### Instructions for the task
The required output is the block of lines from the line with "Convert this chart to matplotlib code." to the line with "ax = fig.add_axes([0.1003, 0.1141, 0.8735, 0.8602])", endpoints included and pictures omitted.

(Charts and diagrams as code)
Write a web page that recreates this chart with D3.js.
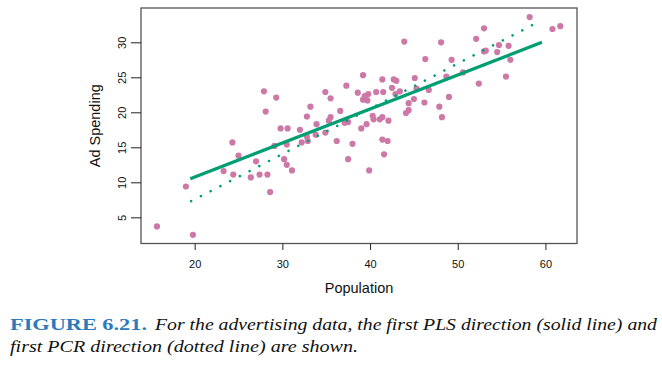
<!DOCTYPE html>
<html>
<head>
<meta charset="utf-8">
<script src="https://cdn.jsdelivr.net/npm/d3@7"></script>
<style>
  html, body { margin: 0; padding: 0; background: #fff; }
  svg { display: block; }
</style>
</head>
<body>
<svg id="chart" width="662" height="368"></svg>
<script>
// ---- data ----
const population = [
  15.7, 19.8, 19.0, 24.3, 25.0, 23.3, 24.4, 27.0, 26.4, 27.4,
  28.3, 28.6, 29.1, 30.2, 30.5, 31.1, 30.5, 29.8, 30.6, 32.0,
  27.9, 29.3, 28.1, 39.2, 37.3, 41.4, 34.9, 35.5, 38.6, 39.4,
  39.8, 39.2, 39.7, 40.7, 33.2, 32.8, 33.9, 35.5, 35.3, 36.6,
  37.1, 37.5, 32.8, 34.9, 32.2, 32.9, 33.8, 36.2, 38.0, 37.5,
  39.9, 39.0, 39.6, 40.3, 40.4, 41.1, 42.1, 41.4, 42.0, 41.6,
  43.9, 48.1, 52.1, 46.3, 49.3, 50.6, 52.4, 48.7, 42.7, 43.0,
  42.5, 41.5, 42.9, 43.4, 45.1, 45.3, 46.7, 45.0, 44.4, 44.4,
  44.1, 46.2, 47.9, 48.2, 49.0, 41.4, 58.2, 60.8, 61.7, 53.0,
  54.7, 55.8, 54.5, 53.0, 53.2, 56.0, 55.5
];
const adSpending = [
  3.7, 2.5, 9.4, 15.7, 13.8, 11.6, 11.1, 13.0, 10.7, 11.1,
  11.1, 8.6, 15.2, 13.3, 12.5, 11.7, 15.4, 17.7, 17.7, 17.5,
  23.0, 22.1, 20.1, 25.3, 23.8, 24.7, 22.9, 22.0, 22.8, 22.3,
  22.6, 21.8, 21.7, 22.9, 20.8, 19.4, 18.3, 19.3, 18.8, 20.2,
  18.5, 18.6, 16.5, 17.1, 15.7, 15.9, 16.8, 15.9, 15.5, 13.3,
  11.7, 17.7, 18.3, 19.5, 19.0, 19.0, 18.8, 16.1, 15.9, 14.0,
  30.1, 30.0, 30.5, 27.6, 27.5, 25.7, 24.1, 25.1, 24.7, 24.5,
  23.5, 22.9, 22.6, 23.0, 24.9, 23.4, 23.2, 21.9, 21.3, 20.3,
  19.9, 21.4, 20.8, 19.3, 22.2, 19.3, 33.6, 31.9, 32.3, 32.0,
  29.6, 29.5, 28.6, 28.7, 28.8, 27.5, 25.1
];
// first PLS direction (solid) and first PCR direction (dotted)
const plsX = [19.5, 59.6];
const plsY = [10.5, 30.0];
const pcrX = [19.6, 59.5];
const pcrY = [7.3, 33.1];

const xTicks = [20, 30, 40, 50, 60];
const yTicks = [5, 10, 15, 20, 25, 30];
const xLabel = "Population";
const yLabel = "Ad Spending";

// ---- drawing ----
const svg = d3.select("#chart");
const L = 141, R = 577, T = 8, B = 243.5;
const x = d3.scaleLinear().domain([13.88, 63.6]).range([L, R]);
const y = d3.scaleLinear().domain([1.26, 34.9]).range([B, T]);

const ptColor = "#cc79a7";
const lnColor = "#009e73";
const axisFont = "'Liberation Sans', Arial, Helvetica, sans-serif";

// points
svg.append("g").selectAll("circle")
  .data(population.map((p, i) => [p, adSpending[i]]))
  .join("circle")
  .attr("cx", d => x(d[0]))
  .attr("cy", d => y(d[1]))
  .attr("r", 3.1)
  .attr("fill", ptColor);

const line = d3.line().x(d => x(d[0])).y(d => y(d[1]));
svg.append("path")
  .attr("d", line(plsX.map((v, i) => [v, plsY[i]])))
  .attr("fill", "none")
  .attr("stroke", lnColor)
  .attr("stroke-width", 3.2);
svg.append("path")
  .attr("d", line(pcrX.map((v, i) => [v, pcrY[i]])))
  .attr("fill", "none")
  .attr("stroke", lnColor)
  .attr("stroke-width", 2.6)
  .attr("stroke-linecap", "round")
  .attr("stroke-dasharray", "0.01 10.95");

// box
svg.append("rect")
  .attr("x", L).attr("y", T)
  .attr("width", R - L).attr("height", B - T)
  .attr("fill", "none")
  .attr("stroke", "#555")
  .attr("stroke-width", 1.3);

// x axis
const gx = svg.append("g")
  .attr("transform", `translate(0,${B})`)
  .call(d3.axisBottom(x).tickValues(xTicks).tickSize(6.5).tickFormat(d3.format("d")));
gx.select(".domain").remove();
gx.selectAll("line").attr("stroke", "#222").attr("stroke-width", 1);
gx.selectAll("text")
  .attr("y", 24.5).attr("dy", null)
  .attr("fill", "#111")
  .style("font-family", axisFont).style("font-size", "11px");

// y axis
const gy = svg.append("g")
  .attr("transform", `translate(${L},0)`)
  .call(d3.axisLeft(y).tickValues(yTicks).tickSize(10).tickFormat(d3.format("d")));
gy.select(".domain").remove();
gy.selectAll("line").attr("stroke", "#222").attr("stroke-width", 1);
gy.selectAll("text")
  .attr("x", null).attr("dy", null)
  .attr("transform", "translate(-15,0) rotate(-90)")
  .attr("text-anchor", "middle")
  .attr("fill", "#111")
  .style("font-family", axisFont).style("font-size", "11px");

// axis titles
svg.append("text")
  .attr("x", 359).attr("y", 293)
  .attr("text-anchor", "middle")
  .style("font-family", axisFont).style("font-size", "14.5px")
  .attr("fill", "#111")
  .text(xLabel);
svg.append("text")
  .attr("transform", `translate(100,${(T + B) / 2}) rotate(-90)`)
  .attr("text-anchor", "middle")
  .style("font-family", axisFont).style("font-size", "14.5px")
  .attr("fill", "#111")
  .text(yLabel);

// caption
const capFont = "'Liberation Serif', 'Times New Roman', serif";
svg.append("text")
  .attr("x", 10).attr("y", 330)
  .attr("textLength", 137).attr("lengthAdjust", "spacingAndGlyphs")
  .style("font-family", capFont).style("font-size", "17px").style("font-weight", "bold")
  .attr("fill", "#2b7bba")
  .text("FIGURE 6.21.");
svg.append("text")
  .attr("x", 155).attr("y", 330)
  .attr("textLength", 502).attr("lengthAdjust", "spacingAndGlyphs")
  .style("font-family", capFont).style("font-size", "17px").style("font-style", "italic")
  .attr("fill", "#111")
  .text("For the advertising data, the first PLS direction (solid line) and");
svg.append("text")
  .attr("x", 10).attr("y", 352)
  .attr("textLength", 348).attr("lengthAdjust", "spacingAndGlyphs")
  .style("font-family", capFont).style("font-size", "17px").style("font-style", "italic")
  .attr("fill", "#111")
  .text("first PCR direction (dotted line) are shown.");
</script>
</body>
</html>
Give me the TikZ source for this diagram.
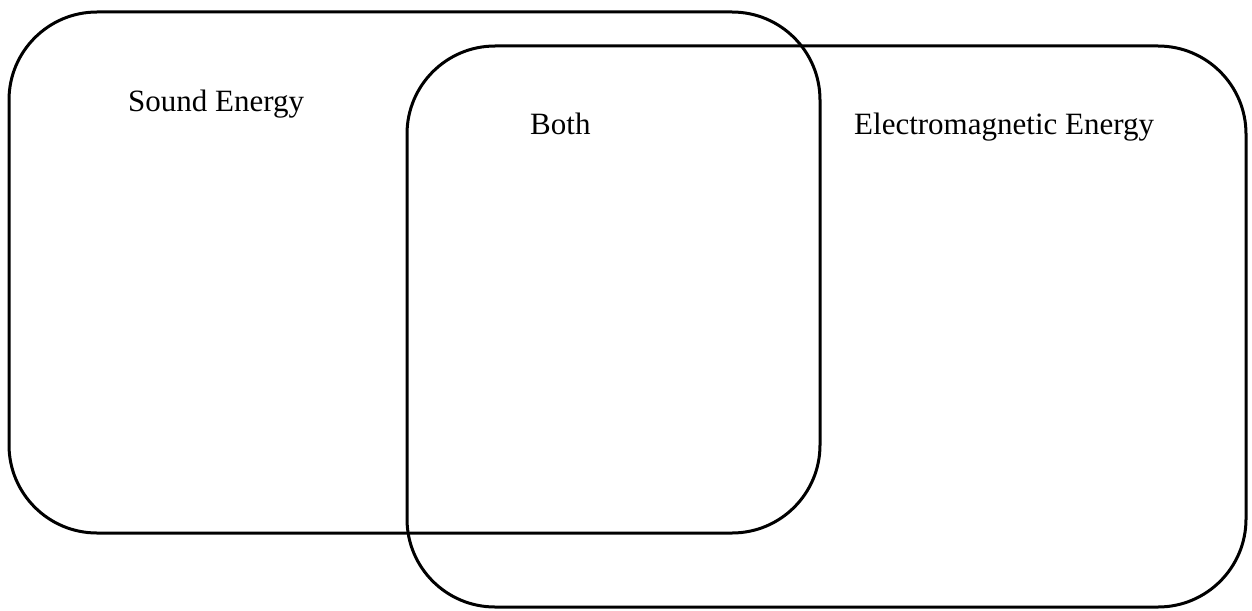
\documentclass[tikz,border=0pt]{standalone}
\usepackage{fontspec}
\setmainfont{Liberation Serif}
\begin{document}
\begin{tikzpicture}[x=1pt,y=-1pt,
                        set box/.style={draw,line width=3pt,rounded corners=88pt},
                        set label/.style={anchor=base west,inner sep=0pt,font=\fontsize{31}{37}\selectfont}
                       ]
      \useasboundingbox (0,0) rectangle (1252,610);
      % the two overlapping sets
      \draw[set box] (9,12) rectangle (820,533);
      \draw[set box] (407,46) rectangle (1246,607);
      \node[set label] (sound) at (128,111) {Sound Energy};
      \node[set label] (both) at (530,134) {Both};
      \node[set label] (em) at (854,134) {Electromagnetic Energy};
 \end{tikzpicture}
\end{document}
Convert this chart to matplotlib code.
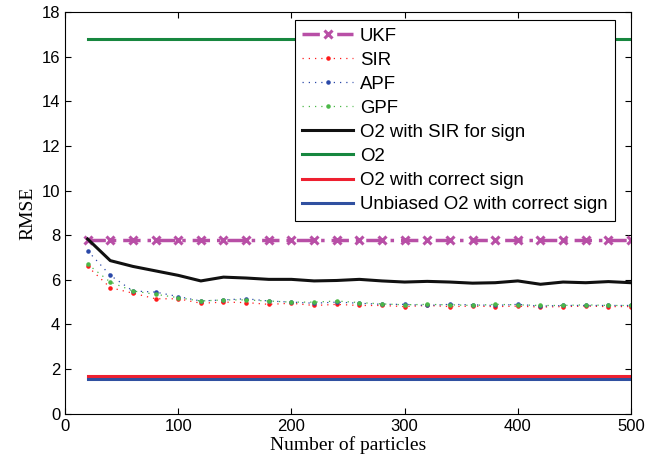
import numpy as np
import matplotlib
matplotlib.use('Agg')
from matplotlib import pyplot as plt

plt.rcParams['font.family'] = ['Liberation Sans', 'DejaVu Sans']

# 粒子数
particles = np.arange(20, 501, 20)

ukf = [7.8] * 25
sir = [6.6, 5.65, 5.4, 5.15, 5.15, 4.95, 5.0, 4.98, 4.9, 4.95, 4.85, 4.9, 4.85,
       4.85, 4.8, 4.85, 4.8, 4.82, 4.8, 4.82, 4.78, 4.8, 4.82, 4.8, 4.8]
apf = [7.3, 6.2, 5.5, 5.45, 5.25, 5.05, 5.1, 5.15, 5.05, 5.0, 4.95, 5.0, 4.95,
       4.9, 4.9, 4.85, 4.9, 4.88, 4.85, 4.9, 4.82, 4.85, 4.85, 4.85, 4.85]
gpf = [6.7, 5.9, 5.5, 5.35, 5.2, 5.05, 5.1, 5.1, 5.05, 5.0, 5.0, 5.05, 4.98,
       4.92, 4.88, 4.9, 4.88, 4.85, 4.9, 4.88, 4.85, 4.85, 4.88, 4.85, 4.85]
o2_sir = [7.83, 6.86, 6.6, 6.4, 6.2, 5.95, 6.12, 6.08, 6.02, 6.02, 5.95, 5.97, 6.02,
          5.95, 5.9, 5.93, 5.9, 5.85, 5.87, 5.95, 5.8, 5.9, 5.87, 5.92, 5.87]
o2 = [16.8] * 25
o2_correct = [1.7] * 25
o2_unbiased = [1.55] * 25

fig = plt.figure(figsize=(6.48, 4.67), dpi=100)
ax = fig.add_axes([0.1003, 0.1141, 0.8735, 0.8602])

ax.plot(particles, ukf, color='#B84FA6', lw=2.5, dashes=[5, 2, 1, 2],
        marker='x', ms=6, mew=2.2, label='UKF')
ax.plot(particles, sir, color='#FF1A1A', lw=0.9, dashes=[1, 4], marker='.', ms=4.5, label='SIR')
ax.plot(particles, apf, color='#2A48A8', lw=0.9, dashes=[1, 4], marker='.', ms=4.5, label='APF')
ax.plot(particles, gpf, color='#4CB848', lw=0.9, dashes=[1, 4], marker='.', ms=4.5, label='GPF')
ax.plot(particles, o2_sir, color='#111111', lw=2.2, label='O2 with SIR for sign')
ax.plot(particles, o2, color='#17873F', lw=2.2, label='O2')
ax.plot(particles, o2_correct, color='#EE2030', lw=2.2, label='O2 with correct sign')
ax.plot(particles, o2_unbiased, color='#3050A0', lw=2.2, label='Unbiased O2 with correct sign')

ax.set_xlim(0, 500)
ax.set_ylim(0, 18)
ax.set_xticks(range(0, 501, 100))
ax.set_yticks(range(0, 19, 2))
ax.tick_params(direction='in', top=True, right=True, labelsize=12, length=4)
ax.set_xlabel('Number of particles', family='Liberation Serif', fontsize=14, labelpad=2)
ax.set_ylabel('RMSE', family='Liberation Serif', fontsize=14, labelpad=4)

leg = ax.legend(loc='upper right', bbox_to_anchor=(0.972, 0.98), fontsize=13.4,
                fancybox=False, framealpha=1, edgecolor='black', borderaxespad=0,
                handlelength=2.7, handletextpad=0.4, labelspacing=0.38, borderpad=0.4)
leg.get_frame().set_linewidth(0.8)

plt.savefig('out.png')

### Result for this task
Convert this chart to matplotlib code.
import numpy as np
import matplotlib
matplotlib.use('Agg')
from matplotlib import pyplot as plt

plt.rcParams['font.family'] = ['Liberation Sans', 'DejaVu Sans']

# 粒子数
particles = np.arange(20, 501, 20)

ukf = [7.8] * 25
sir = [6.6, 5.65, 5.4, 5.15, 5.15, 4.95, 5.0, 4.98, 4.9, 4.95, 4.85, 4.9, 4.85,
       4.85, 4.8, 4.85, 4.8, 4.82, 4.8, 4.82, 4.78, 4.8, 4.82, 4.8, 4.8]
apf = [7.3, 6.2, 5.5, 5.45, 5.25, 5.05, 5.1, 5.15, 5.05, 5.0, 4.95, 5.0, 4.95,
       4.9, 4.9, 4.85, 4.9, 4.88, 4.85, 4.9, 4.82, 4.85, 4.85, 4.85, 4.85]
gpf = [6.7, 5.9, 5.5, 5.35, 5.2, 5.05, 5.1, 5.1, 5.05, 5.0, 5.0, 5.05, 4.98,
       4.92, 4.88, 4.9, 4.88, 4.85, 4.9, 4.88, 4.85, 4.85, 4.88, 4.85, 4.85]
o2_sir = [7.83, 6.86, 6.6, 6.4, 6.2, 5.95, 6.12, 6.08, 6.02, 6.02, 5.95, 5.97, 6.02,
          5.95, 5.9, 5.93, 5.9, 5.85, 5.87, 5.95, 5.8, 5.9, 5.87, 5.92, 5.87]
o2 = [16.8] * 25
o2_correct = [1.7] * 25
o2_unbiased = [1.55] * 25

fig = plt.figure(figsize=(6.48, 4.67), dpi=100)
ax = fig.add_axes([0.1003, 0.1141, 0.8735, 0.8602])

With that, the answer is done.